Entre ciel et terre, nous alignons 3 centres: la tête (le mental), l’émotionnel (le cœur) et le hara (dans l’abdomen, notre «ancre»). Si je suis présent(e) à moi-même, en alignant mon objectif, mes valeurs et la réalité du terrain, tout en m’enracinant, je peux m’affirmer sans entrer dans l’opposition ni la fuite. J’en fais l’expérience en travaillant à deux, avec le sabre en bois (boken). La bienveillance ne suffit pas: comme en plein conflit, nous entrons en mode survie. «Face à la frappe, comme au mot méchant, il s’agit de ‘sauver ma peau’!»

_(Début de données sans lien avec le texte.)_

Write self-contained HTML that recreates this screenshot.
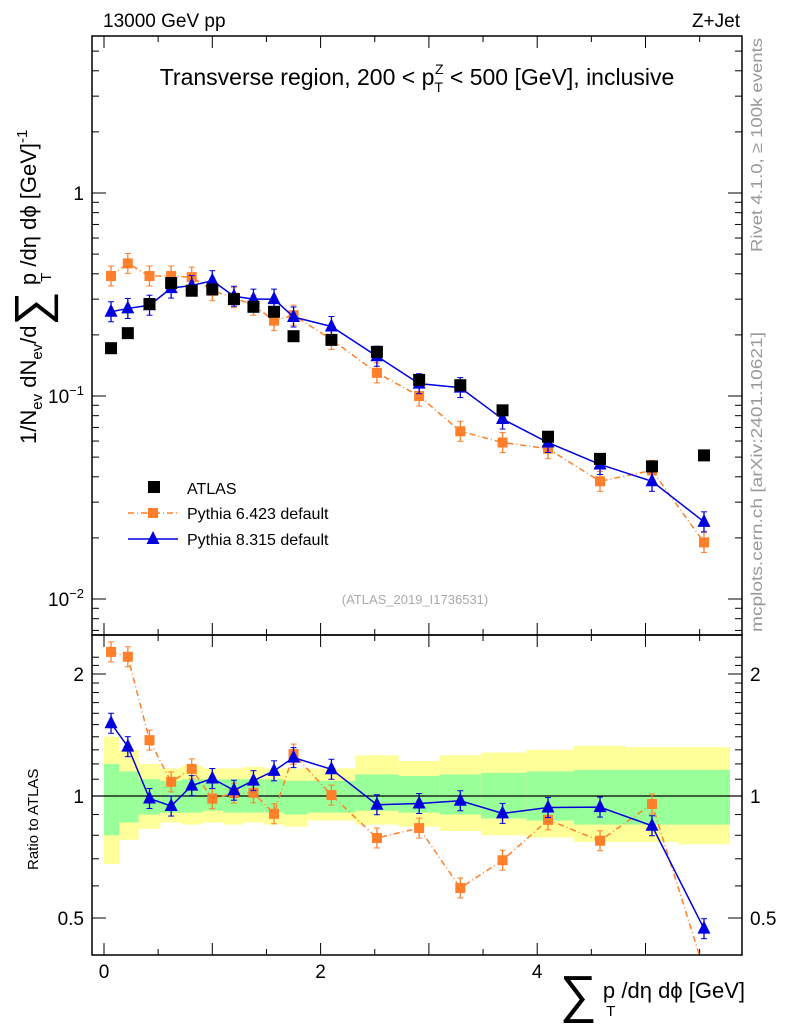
<!DOCTYPE html>
<html><head><meta charset="utf-8"><style>
body{margin:0;background:#fff;}
svg{font-family:"Liberation Sans",sans-serif;}
</style></head><body>
<svg id="c" width="786" height="1024" xmlns="http://www.w3.org/2000/svg">
<text x="103" y="27" font-size="19">13000 GeV pp</text>
<text x="740" y="27" font-size="19" text-anchor="end">Z+Jet</text>
<text x="417" y="85" font-size="23" text-anchor="middle">Transverse region, 200 &lt; p<tspan font-size="14" dy="7">T</tspan><tspan font-size="14" dx="-8" dy="-18">Z</tspan><tspan dy="11"> &lt; 500 [GeV], inclusive</tspan></text>
<text transform="translate(762,252) rotate(-90)" font-size="16" fill="#999" textLength="214" lengthAdjust="spacingAndGlyphs">Rivet 4.1.0, ≥ 100k events</text>
<text transform="translate(762,632) rotate(-90)" font-size="16" fill="#999" textLength="300" lengthAdjust="spacingAndGlyphs">mcplots.cern.ch [arXiv:2401.10621]</text>
<text x="415" y="604" font-size="13" fill="#aaa" text-anchor="middle">(ATLAS_2019_I1736531)</text>
<text transform="translate(36,444) rotate(-90)" font-size="22">1/N<tspan font-size="15" dy="6">ev</tspan><tspan dy="-6"> dN</tspan><tspan font-size="15" dy="6">ev</tspan><tspan dy="-6">/d</tspan><tspan font-size="48" dy="12">∑</tspan><tspan dy="-12"> p</tspan><tspan font-size="15" dx="-9" dy="15">T</tspan><tspan dy="-15"> /dη dϕ  [GeV]</tspan><tspan font-size="15" dy="-9">-1</tspan></text>
<text transform="translate(38,870) rotate(-90)" font-size="15">Ratio to ATLAS</text>
<text x="745" y="998" font-size="22" text-anchor="end"><tspan font-size="52" dy="14">∑</tspan><tspan dy="-14"> p</tspan><tspan font-size="15" dx="-9" dy="18">T</tspan><tspan dy="-18"> /dη dϕ [GeV]</tspan></text>
<g id="g"></g>
</svg>
<script>
const centers=[0.065,0.22,0.42,0.62,0.81,1.0,1.2,1.38,1.57,1.75,2.1,2.52,2.91,3.29,3.68,4.1,4.58,5.06,5.54];
const edges=[0,0.14,0.32,0.52,0.72,0.91,1.1,1.29,1.48,1.66,1.88,2.32,2.72,3.1,3.48,3.9,4.34,4.82,5.3,5.78];
const atlas=[0.172,0.204,0.284,0.36,0.33,0.335,0.30,0.275,0.26,0.197,0.189,0.165,0.12,0.113,0.085,0.063,0.049,0.045,0.051];
const py6=[0.39,0.45,0.39,0.39,0.385,0.33,0.305,0.28,0.235,0.25,0.19,0.13,0.10,0.067,0.059,0.055,0.038,0.043,0.019];
const py8=[0.26,0.27,0.28,0.34,0.35,0.37,0.31,0.30,0.30,0.245,0.22,0.157,0.115,0.11,0.077,0.059,0.046,0.038,0.024];
const yUp=[1.40,1.30,1.20,1.17,1.19,1.17,1.17,1.18,1.17,1.17,1.17,1.26,1.22,1.26,1.28,1.30,1.33,1.32,1.32];
const yDn=[0.68,0.78,0.83,0.86,0.85,0.86,0.85,0.86,0.85,0.84,0.87,0.85,0.84,0.82,0.80,0.79,0.77,0.77,0.76];
const gUp=[1.20,1.15,1.10,1.09,1.10,1.10,1.10,1.10,1.10,1.09,1.09,1.13,1.12,1.13,1.14,1.15,1.16,1.16,1.16];
const gDn=[0.80,0.86,0.90,0.91,0.91,0.92,0.91,0.91,0.91,0.90,0.91,0.92,0.91,0.90,0.88,0.87,0.85,0.85,0.85];
const xTicks=[0,2,4];
const L=92,R=742,T1=36,B1=635,T2=635,B2=955;
const X=v=>104+v*108.3;
const Y=v=>193-203*Math.log10(v);
const YR=r=>796-122*Math.log2(r);
const g=document.getElementById('g');
const NS='http://www.w3.org/2000/svg';
function el(t,a,p){const e=document.createElementNS(NS,t);for(const k in a)e.setAttribute(k,a[k]);(p||g).appendChild(e);return e;}
const cp=el('clipPath',{id:'cr'});el('rect',{x:L,y:T2,width:R-L,height:B2-T2},cp);
const bands=el('g',{'clip-path':'url(#cr)'});
for(let i=0;i<centers.length;i++){
 const x0=X(edges[i]),x1=X(edges[i+1]);
 let r=el('rect',{x:x0,y:YR(yUp[i]),width:x1-x0,height:YR(yDn[i])-YR(yUp[i]),fill:'#ffff99'},bands);
 
 
 r=el('rect',{x:x0,y:YR(gUp[i]),width:x1-x0,height:YR(gDn[i])-YR(gUp[i]),fill:'#99ff99'},bands);
 
 
}
el('line',{x1:L,x2:R,y1:YR(1),y2:YR(1),stroke:'#000','stroke-width':1.2});
for(const [t,b] of [[T1,B1],[T2,B2]]){const f=el('rect',{x:L,y:t,width:R-L,height:b-t,fill:'none',stroke:'#000','stroke-width':1.5});
 
 }
for(let v=0;v<=5.75;v+=0.5){const big=Math.abs(v-Math.round(v))<1e-6;const x=X(v),h=big?12:6;
 for(const [t,b] of [[T1,B1],[T2,B2]]){el('line',{x1:x,x2:x,y1:b,y2:b-h,stroke:'#000'});el('line',{x1:x,x2:x,y1:t,y2:t+h,stroke:'#000'});}}
xTicks.forEach(v=>{const t=el('text',{x:X(v),y:978,'font-size':19,'text-anchor':'middle'});t.textContent=v;
 
 });
for(let d=-3;d<=0;d++)for(let m=1;m<=9;m++){const v=m*Math.pow(10,d),y=Y(v);if(y<T1||y>B1)continue;const h=m==1?14:7;
 el('line',{x1:L,x2:L+h,y1:y,y2:y,stroke:'#000'});el('line',{x1:R,x2:R-h,y1:y,y2:y,stroke:'#000'});}
[[1,'1'],[0.1,'10'],[0.01,'10']].forEach(([v,s],i)=>{const t=el('text',{x:84,y:Y(v)+7,'font-size':19,'text-anchor':'end'});t.textContent=s;
 if(i){const sp=el('tspan',{'font-size':13,dy:-8},t);sp.textContent=i==1?'−1':'−2';}
 
 });
for(let r=0.4;r<=2.3;r+=0.1){const y=YR(r);if(y<T2||y>B2)continue;const big=[0.5,1,2].some(q=>Math.abs(q-r)<1e-6);const h=big?14:7;
 el('line',{x1:L,x2:L+h,y1:y,y2:y,stroke:'#000'});el('line',{x1:R,x2:R-h,y1:y,y2:y,stroke:'#000'});}
[2,1,0.5].forEach(v=>{for(const [x,a] of [[84,'end'],[750,'start']]){const t=el('text',{x,y:YR(v)+7,'font-size':19,'text-anchor':a});t.textContent=v;
 
 }});
function series(vals,ratio,color,dash,marker,name){
 const ys=ratio?vals.map((v,i)=>YR(v/atlas[i])):vals.map(Y);
 const pts=centers.map((c,i)=>X(c)+','+ys[i]).join(' ');
 const clip=ratio?'url(#cr)':null;
 const grp=el('g',clip?{'clip-path':clip}:{});
 const pl=el('polyline',{points:pts,fill:'none',stroke:color,'stroke-width':1.5,'stroke-dasharray':dash},grp);
 
 
 centers.forEach((c,i)=>{const x=X(c),y=ys[i];
  el('line',{x1:x,x2:x,y1:y-10,y2:y+10,stroke:color,'stroke-width':1.3},grp);
  el('line',{x1:x-3,x2:x+3,y1:y-10,y2:y-10,stroke:color},grp);el('line',{x1:x-3,x2:x+3,y1:y+10,y2:y+10,stroke:color},grp);
  let m;
  if(marker=='sq')m=el('rect',{x:x-5,y:y-5,width:10,height:10,fill:color},grp);
  else m=el('polygon',{points:`${x},${y-8} ${x-6.5},${y+5} ${x+6.5},${y+5}`,fill:color},grp);
  
  });
}
series(py6,false,'#ff7f2a','6,3,1,3','sq','pythia6');
series(py8,false,'#0000dd','','tri','pythia8');
atlas.forEach((v,i)=>{const r=el('rect',{x:X(centers[i])-6,y:Y(v)-6,width:12,height:12,fill:'#000'});
 
 });
series(py6,true,'#ff7f2a','6,3,1,3','sq','pythia6-ratio');
series(py8,true,'#0000dd','','tri','pythia8-ratio');
const lg=el('g',{});


el('rect',{x:148,y:481,width:12,height:12,fill:'#000'},lg);
let t=el('text',{x:187,y:494,'font-size':16},lg);t.textContent='ATLAS';
el('line',{x1:128,x2:178,y1:513,y2:513,stroke:'#ff7f2a','stroke-width':1.5,'stroke-dasharray':'6,3,1,3'},lg);
el('rect',{x:148,y:508,width:10,height:10,fill:'#ff7f2a'},lg);
t=el('text',{x:187,y:519,'font-size':16},lg);t.textContent='Pythia 6.423 default';
el('line',{x1:128,x2:178,y1:539,y2:539,stroke:'#0000dd','stroke-width':1.5},lg);
el('polygon',{points:'153,531 146.5,544 159.5,544',fill:'#0000dd'},lg);
t=el('text',{x:187,y:545,'font-size':16},lg);t.textContent='Pythia 8.315 default';
</script>
</body></html>
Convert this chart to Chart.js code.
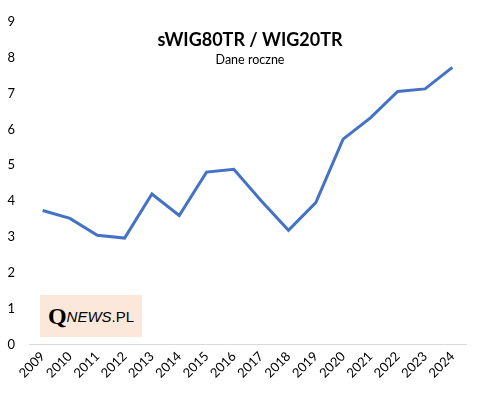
<!DOCTYPE html>
<html>
<head>
<meta charset="utf-8">
<script src="https://cdn.jsdelivr.net/npm/chart.js@4"></script>
<style>
    html, body { margin: 0; padding: 0; background: #fff; }
    #wrap { position: relative; width: 482px; height: 395px; }
    #title {
        position: absolute; left: 0; width: 500px; top: 28px;
        text-align: center; font: bold 18px Lato, sans-serif; color: #000;
    }
    #subtitle {
        position: absolute; left: 0; width: 500px; top: 52px;
        text-align: center; font: 12.5px Lato, sans-serif; color: #000;
    }
    #logo {
        position: absolute; left: 40px; top: 295px; width: 102px; height: 42px;
        background: #fce8da; display: flex; align-items: center; justify-content: center;
        color: #000;
    }
    #logo .q { font: bold 24px "Liberation Serif", serif; }
    #logo .n { font: italic 15px "Liberation Sans", sans-serif; }
    #logo .p { font: 15px "Liberation Sans", sans-serif; }
</style>
</head>
<body>
<div id="wrap">
    <canvas id="chart" width="482" height="395"></canvas>
    <div id="title">sWIG80TR / WIG20TR</div>
    <div id="subtitle">Dane roczne</div>
    <div id="logo"><span class="q">Q</span><span class="n">NEWS</span><span class="p">.PL</span></div>
</div>
<script>
const years = ["2009", "2010", "2011", "2012", "2013", "2014", "2015", "2016",
    "2017", "2018", "2019", "2020", "2021", "2022", "2023", "2024"];
const ratio = [3.74, 3.52, 3.05, 2.97, 4.20, 3.60, 4.81, 4.89,
    4.01, 3.19, 3.96, 5.73, 6.32, 7.06, 7.13, 7.73];
const yTicks = [0, 1, 2, 3, 4, 5, 6, 7, 8, 9];

const ctx = document.getElementById("chart").getContext("2d");
new Chart(ctx, {
    type: "line",
    data: {
        labels: years,
        datasets: [
            {
                label: "sWIG80TR / WIG20TR",
                data: ratio,
                borderColor: "#4472C4",
                backgroundColor: "#4472C4",
                borderWidth: 3,
                tension: 0,
                pointRadius: 0,
                fill: false
            }
        ]
    },
    options: {
        responsive: false,
        animation: false,
        layout: { padding: { left: 5, right: 16, top: 8, bottom: 10 } },
        plugins: {
            legend: { display: false },
            tooltip: { enabled: false }
        },
        scales: {
            x: {
                offset: true,
                grid: { display: false, drawTicks: false },
                border: { display: true, color: "#d9d9d9", width: 1 },
                ticks: {
                    autoSkip: false,
                    minRotation: 45,
                    maxRotation: 45,
                    padding: 4,
                    color: "#000",
                    font: { family: "Lato", size: 13 }
                }
            },
            y: {
                min: 0,
                max: 9,
                afterBuildTicks: (axis) => { axis.ticks = yTicks.map(v => ({ value: v })); },
                grid: { display: false, drawTicks: false },
                border: { display: false },
                ticks: {
                    padding: 14,
                    color: "#000",
                    font: { family: "Lato", size: 13 }
                },
                afterFit: (axis) => { axis.width = 24; }
            }
        }
    }
});
</script>
</body>
</html>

Christian Vanhenten nous invite à utiliser le corps comme un capteur sensible pour se mettre à «l’écoute», de soi et de l’autre. Je constate que je me positionne trop loin de ma partenaire/adversaire, limitant mes possibilités d’action face à la frappe du sabre. «À force de garder la distance, on croit pouvoir éviter le conflit («je n’ai pas envie d’attaquer», «je n’ai pas le droit»…), mais si on n’entre pas directement dans le cœur du problème, on encaisse, on encaisse, jusqu’à…»
En étant plus proche de l’autre, je peux aussi aiguiser mes capteurs et me connecter à son centre (hara), pour (r)établir la communication et bouger en me synchronisant sur ses mouvements. Un pas sur le côté…et c’est une autre perspective qui se dessine. Ce n’est pas abstrait: «j’incarne» cette réalité!
Et après ? L’ancrage de ces principes dans le corps inspire un positionnement dans la vie: je peux rester centrée sur mes objectifs, sans entrer dans l’opposition.
Une affirmation dans l’ouverture et le respect (de soi et de l’autre), qui donne une vision coopérative du monde.